Fast forward through college, where I met others who enjoyed my writing, not just friends- professors, too. I received an A for a play I wrote for fun and submitted as my final English project. I was told to submit my poetry to the literary magazine, though I never got around to it. I received A’s on every monologue I wrote for theater class. I received A’s on every paper I wrote, in fact. I aced every essay portion of every test except for French. And all the while, I kept scrawling in my little purple notebook. When Mark and I met when we were 20, I remember reading him a couple of poems. He didn’t know a poem from a hole in the wall, but he told me it was more beautiful than the things he’d read in school, and it made me start to love him a little. To this day, my husband has me read him everything I write- the only things he hasn’t heard are the books, because I just don’t have the time to read those aloud. Reading itself is not easy for him, but he loves the words I put together.

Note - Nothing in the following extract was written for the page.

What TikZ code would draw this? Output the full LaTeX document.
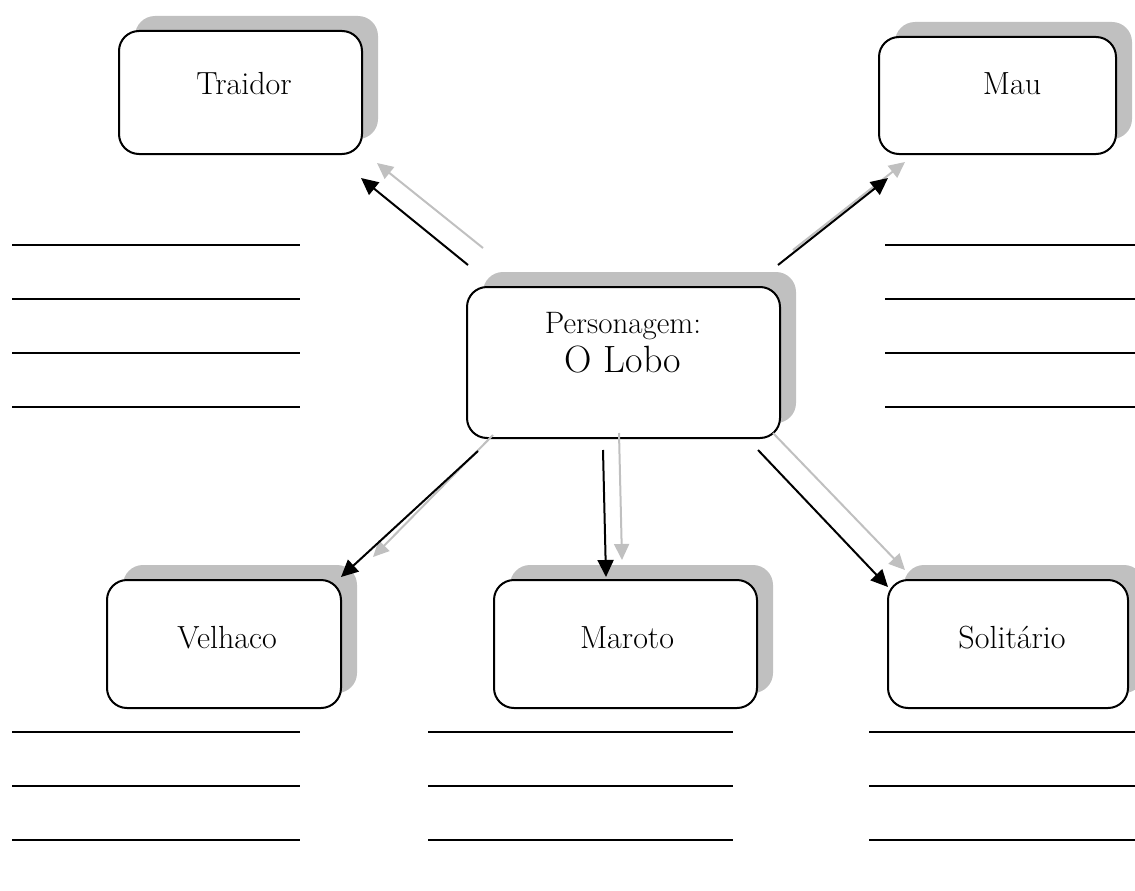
\documentclass[tikz,border=0pt]{standalone}
\usetikzlibrary{arrows.meta,shadows}
\definecolor{shadowgray}{RGB}{192,192,192}
\begin{document}
\begin{tikzpicture}[x=1pt,y=-1pt,
  wordbox/.style={draw=black, line width=2pt, rounded corners=20pt, fill=white,
    general shadow={fill=shadowgray, shadow xshift=16pt, shadow yshift=15pt}},
  wordtext/.style={anchor=base, inner sep=0pt, font=\fontsize{32}{38}\selectfont},
  blackarrow/.style={draw=black, line width=2pt, -{Triangle[length=17pt,width=16pt]}},
  greyarrow/.style={draw=shadowgray, line width=2pt, -{Triangle[length=16pt,width=15pt]}},
  blankline/.style={draw=black, line width=1.8pt}]
\useasboundingbox (0,0) rectangle (1135,891);

% boxes
\node[wordbox, minimum width=243pt, minimum height=123pt] (traidor) at (240.5,92.5) {};
\node[wordbox, minimum width=237pt, minimum height=117pt] (mau) at (997.5,95.5) {};
\node[wordbox, minimum width=313pt, minimum height=151pt] (lobo) at (623.5,362.5) {};
\node[wordbox, minimum width=234pt, minimum height=128pt] (velhaco) at (224,644) {};
\node[wordbox, minimum width=263pt, minimum height=128pt] (maroto) at (625.5,644) {};
\node[wordbox, minimum width=240pt, minimum height=128pt] (solitario) at (1008,644) {};

% labels
\node[wordtext] (traidor-t) at (244,95) {Traidor};
\node[wordtext] (mau-t) at (1012,95) {Mau};
\node[wordtext, font=\fontsize{31}{36}\selectfont] (lobo-t1) at (623,333) {Personagem:};
\node[wordtext, font=\fontsize{38}{44}\selectfont] (lobo-t2) at (623,372) {O Lobo};
\node[wordtext] (velhaco-t) at (227,648) {Velhaco};
\node[wordtext] (maroto-t) at (627,648) {Maroto};
\node[wordtext] (solitario-t) at (1012,648) {Solitário};

% connector end points
\coordinate (gT0) at (483,248); \coordinate (gT1) at (377,163);
\coordinate (bT0) at (468,265); \coordinate (bT1) at (361,178);
\coordinate (gM0) at (793,250); \coordinate (gM1) at (905,162);
\coordinate (bM0) at (778,265); \coordinate (bM1) at (888,178);
\coordinate (gV0) at (493,435); \coordinate (gV1) at (373,557);
\coordinate (bV0) at (478,451); \coordinate (bV1) at (341,577);
\coordinate (gR0) at (619,433); \coordinate (gR1) at (622,560);
\coordinate (bR0) at (603,450); \coordinate (bR1) at (606,577);
\coordinate (gS0) at (773,433); \coordinate (gS1) at (905,570);
\coordinate (bS0) at (758,450); \coordinate (bS1) at (888,587);

% grey arrows underneath
\draw[greyarrow] (gT0) -- (gT1);
\draw[greyarrow] (gM0) -- (gM1);
\draw[greyarrow] (gV0) -- (gV1);
\draw[greyarrow] (gR0) -- (gR1);
\draw[greyarrow] (gS0) -- (gS1);
% black arrows
\draw[blackarrow] (bT0) -- (bT1);
\draw[blackarrow] (bM0) -- (bM1);
\draw[blackarrow] (bV0) -- (bV1);
\draw[blackarrow] (bR0) -- (bR1);
\draw[blackarrow] (bS0) -- (bS1);

% writing lines
\foreach \yy in {245,299,353,407} {
  \draw[blankline] (12,\yy) -- (300,\yy);
  \draw[blankline] (885,\yy) -- (1135,\yy);
}
\foreach \yy in {732,786,840} {
  \draw[blankline] (12,\yy) -- (300,\yy);
  \draw[blankline] (428,\yy) -- (733,\yy);
  \draw[blankline] (869,\yy) -- (1135,\yy);
}
\end{tikzpicture}
\end{document}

Around the time that Mark and I broke up back in 2003, my purple notebook got filled finally,, and then packed away in a suitcase in the back of my closet with the others. “The others” are all the journals I kept from the age of 14 onward. I journaled constantly, as it was my main coping mechanism through my teens and 20s, but then one fateful day in 2007, I had a little bit of a meltdown. I dragged that suitcase down from the shelf in the closet, and I destroyed 15 notebooks. Most were journals, one was a dream diary, one or two were full of poems. Only one survived death- my purple notebook. I could not bear myself to get rid of it, because while it was a symbol of pain like the others, it’s greatness far outweighed it’s sorrow. I have a huge Tupperware container filled with special items from my life, and I put it in that box, tucked safely away. I could not say goodbye to that purple notebook- that would be too much. That would be too final.

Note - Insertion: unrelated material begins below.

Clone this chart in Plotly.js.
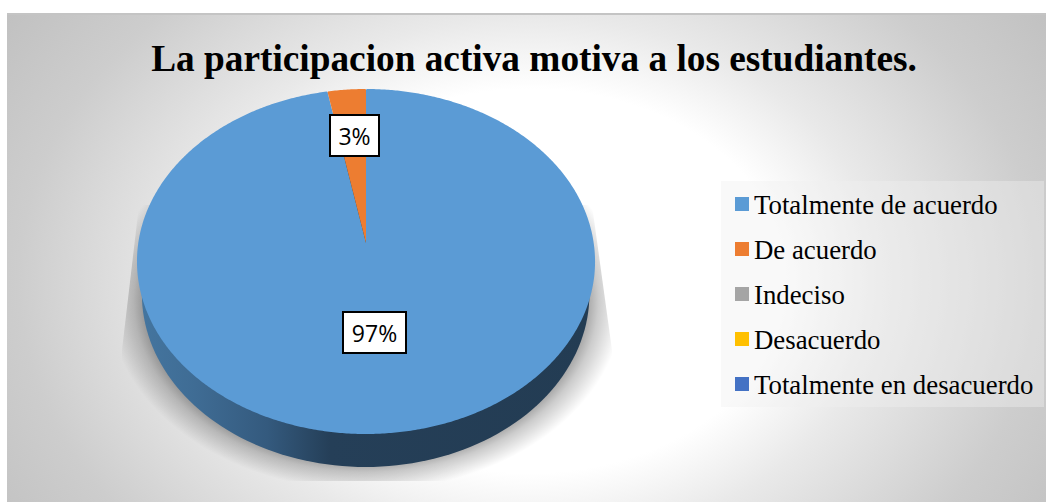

You know, if you are subscriber to my Patreon, I urge you to check in tomorrow. I intend to post a poem from that notebook- something I wrote when I was only 16, and the first poem that I truly shared with my mother. I performed it for her and my Aunt Ka, and they were blown away. My mother explained that she didn’t know I could write like that, which is saying something because she thought I was the best writer in the world since I was about 6 years old. I just have to dig up the notebook and transcribe it, which will happen sometime in the afternoon.
I suppose I should take this opportunity to hype my Patreon? It’s $5 a month, and you get a weekly update from me- always new stuff that you can’t get anywhere else. I know I need to put some more effort into it, and if I really think about it I should be moving half the blog over there and charging folks, but somehow that still makes me feel grimy inside. So instead I offer you the latest in my writing world, available only on Patreon. I am considering adding a $1 tier as well, where I perhaps share two items a month or so, but that also means I have to ramp up the offerings for my $5 a month patrons. See, now I’m just thinking out loud…just check out my Patreon, and consider joining up if you really love my stuff. Here is a link.
Anyway, that is the tale of my purple notebook, that traveled with me for about 10 years and kept me sane during that time. That was my Xanax before I had Xanax. So happy Poetry Month, and happy Tuesday. I hope your words come together for you today.